Not a day passes by without Apple (AAPL) bears coming up with a new argument regarding why Apple isn't a good bet. One of these new arguments is that Apple's price to book ratio is too high. Currently Apple's book value per share is about $110, which gives us a price to book ratio a little over 5. This is higher than Microsoft's (MSFT) 3.5, Research In Motion's (RIMM) 0.35, Nokia's (NOK) 0.75 and Google's (GOOG) 3.1. What's up with that?
Well, the answer is clear. Apple's book value is irrelevant and should not even be looked at when determining the company's true value. I will explain why this is the case.
First of all, Apple enjoys impressively high margins and just as great return on investment rates. Over the last 3 years, Apple's return on investment exceeds 100% and the company's annual gross margins pass 40%. At the end of the day, a company's return on investment and margins tell a story about how well a company is using its current assets and resources to generate income, and Apple is doing a wonderful job at that. If Apple can use its resources 3-4 times more efficiently than any company of a similar size, why should the amount of its assets be comparable to similar companies who don't even get to enjoy half the efficiency Apple does?
Second, book value is important for companies that might not be doing so well. It tells us approximately how much a company would get in case it went bankrupt and its assets were liquidated. As far as I know, Apple doesn't have to worry about bankruptcy or having its assets liquidated anytime soon. To be honest, I'd be really surprised if it happened anytime during my lifetime. Because Apple will not have to sell any of its assets for cash anytime soon, value of its assets in comparison to its market value should not matter.
Third, the nature of Apple's business is high technology. The company doesn't even take part in the manufacturing of its products. It doesn't have to own large assets in order to make money. For example, Exxon Mobil (XOM) needs to have very expensive assets on its balance sheet such as oil fields, heavy machinery, tools and equipment to extract oil. All Apple needs is several buildings full of its employees and computers for those employees to use. This is true for most technology firms that are design and software focused.
Additionally, the price to book value metric doesn't really take future growth into account. It assumes that the company's assets will be the same for years to come. Investing is future oriented and when we are dealing with strong growth companies like Apple, we need a metric that can actually take its future growth into account, such as forward P/E ratio. For this particular metric, Apple is doing impressively well with a forward P/E ratio well below 10 when the company's cash is added into the equation.

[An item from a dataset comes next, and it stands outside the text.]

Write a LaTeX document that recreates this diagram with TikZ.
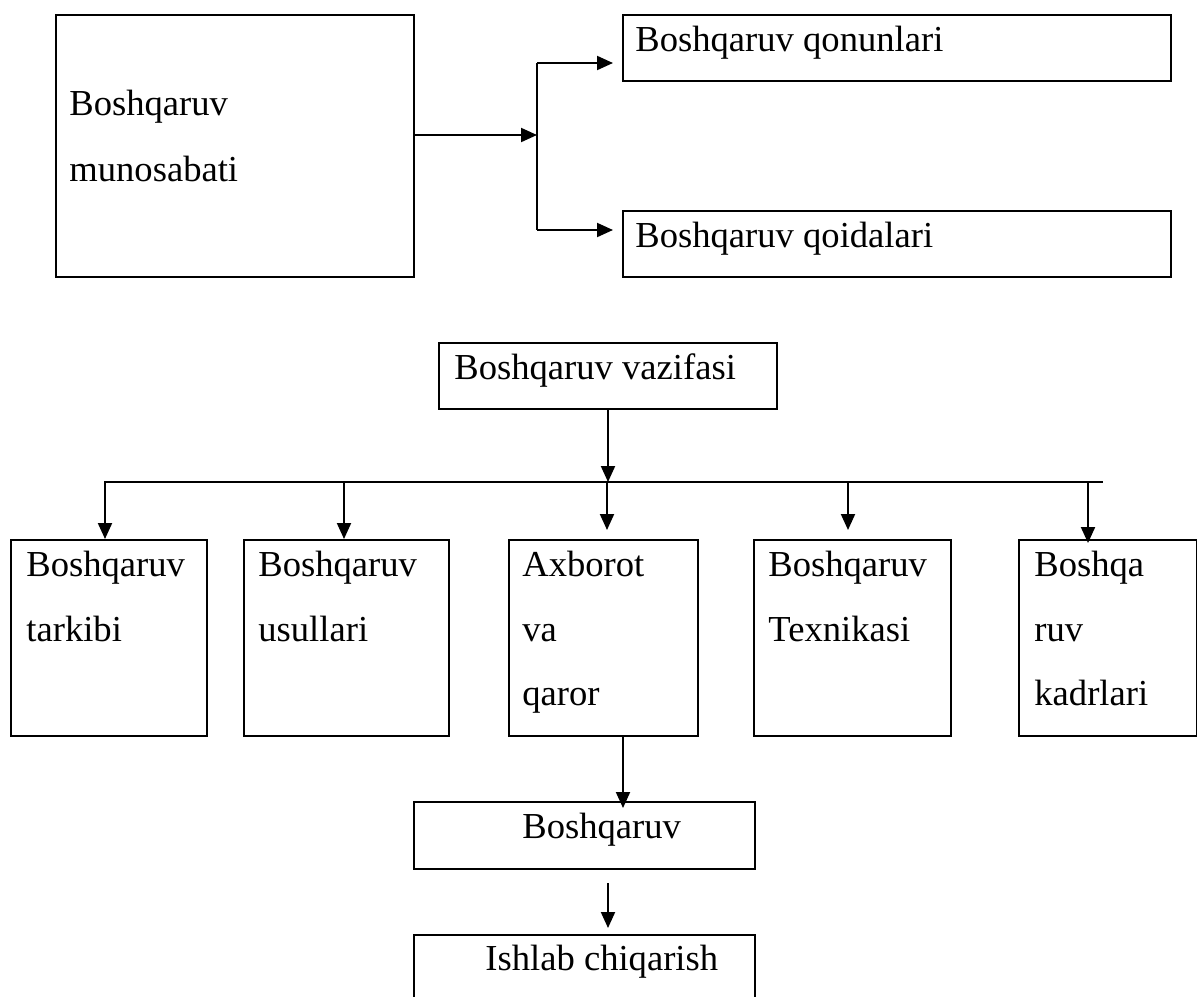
\documentclass[tikz,border=0pt]{standalone}
\usepackage{fontspec}
\setmainfont{Liberation Serif}
\usetikzlibrary{arrows.meta}
\begin{document}
\begin{tikzpicture}[x=0.5pt,y=-0.5pt,
  box/.style={draw, line width=1pt, rectangle, inner sep=0pt, anchor=north west},
  txt/.style={inner sep=0pt, anchor=base west, font=\fontsize{18.3}{22}\selectfont},
  arr/.style={line width=1pt, -{Triangle[length=8pt,width=7pt]}},
  ln/.style={line width=1pt}]
\useasboundingbox (0,0) rectangle (1197,996);
% top part
\node[box, minimum width=179pt, minimum height=131pt] (A) at (55,14) {};
\node[txt] (tA1) at (69,115) {Boshqaruv};
\node[txt] (tA2) at (69,181) {munosabati};
\node[box, minimum width=274pt, minimum height=33pt] (B) at (622,14) {};
\node[txt] (tB) at (635,51) {Boshqaruv qonunlari};
\node[box, minimum width=274pt, minimum height=33pt] (C) at (622,210) {};
\node[txt] (tC) at (635,247) {Boshqaruv qoidalari};
\coordinate (j) at (537,135);
\coordinate (jt) at (537,63);
\coordinate (jb) at (537,230);
\draw[arr] (A.east |- j) -- (j);
\draw[ln] (jt) -- (jb);
\draw[arr, shorten >=4.5pt] (jt) -- (B.west |- jt);
\draw[arr, shorten >=4.5pt] (jb) -- (C.west |- jb);
% middle part
\node[box, minimum width=169pt, minimum height=33pt] (V) at (438,342) {};
\node[txt] (tV) at (454,379) {Boshqaruv vazifasi};
\coordinate (busL) at (104,482);
\coordinate (busR) at (1103,482);
\draw[ln] (busL) -- (busR);
\draw[arr] (V.south) -- (V.south |- busL);
\node[box, minimum width=98pt, minimum height=98pt] (B1) at (10,539) {};
\node[box, minimum width=102.5pt, minimum height=98pt] (B2) at (243,539) {};
\node[box, minimum width=94.5pt, minimum height=98pt] (B3) at (508,539) {};
\node[box, minimum width=98.5pt, minimum height=98pt] (B4) at (753,539) {};
\node[box, minimum width=89pt, minimum height=98pt] (B5) at (1018,539) {};
\coordinate (k1) at (105,482);
\coordinate (k2) at (344,482);
\coordinate (k3) at (607,482);
\coordinate (k4) at (848,482);
\coordinate (k5) at (1088,482);
\draw[arr] (k1) -- (k1 |- B1.north);
\draw[arr] (k2) -- (k2 |- B2.north);
\draw[arr, shorten >=4.5pt] (k3) -- (k3 |- B3.north);
\draw[arr, shorten >=4.5pt] (k4) -- (k4 |- B4.north);
\draw[arr, shorten >=-2pt] (k5) -- (k5 |- B5.north);
\node[txt] (t11) at (26,576) {Boshqaruv};
\node[txt] (t12) at (26,641) {tarkibi};
\node[txt] (t21) at (258,576) {Boshqaruv};
\node[txt] (t22) at (258,641) {usullari};
\node[txt] (t31) at (522,576) {Axborot};
\node[txt] (t32) at (522,641) {va};
\node[txt] (t33) at (522,705) {qaror};
\node[txt] (t41) at (768,576) {Boshqaruv};
\node[txt] (t42) at (768,641) {Texnikasi};
\node[txt] (t51) at (1034,576) {Boshqa};
\node[txt] (t52) at (1034,641) {ruv};
\node[txt] (t53) at (1034,705) {kadrlari};
% bottom part
\node[box, minimum width=170.5pt, minimum height=33.5pt] (D) at (413,801) {};
\node[txt] (tD) at (522,838) {Boshqaruv};
\node[box, minimum width=170.5pt, minimum height=50pt] (E) at (413,934) {};
\node[txt] (tE) at (485,970) {Ishlab chiqarish};
\coordinate (d1) at (623,770);
\draw[arr, shorten >=-3.5pt] (d1 |- B3.south) -- (d1 |- D.north);
\coordinate (d2) at (608,900);
\draw[arr, shorten <=6.5pt, shorten >=3pt] (d2 |- D.south) -- (d2 |- E.north);
\end{tikzpicture}
\end{document}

I am very positive on Apple for the coming years. Soon the company will unleash new products such as the new iPhone and possibly a new AppleTV (or also known as iTV). The only concern I have towards Apple's iTV is that it may be too expensive for the average middle class American to afford if we take Apple's other products as a reference point. It would be really nice if Apple could form a partnership with content providers similar to the one it currently has with mobile phone carriers, allowing those companies to subsidize these new TVs. This would allow Apple TV to have a growth story similar to the iPhone.
In conclusion, I believe that it is unfair to value Apple based on its book value because the company is still in growth mode, it has no debt, a very high return on investment and impressive margins. Under these conditions, the best metric to determine Apple's value would be its earnings in comparison to its stock price as well as its earnings growth rates.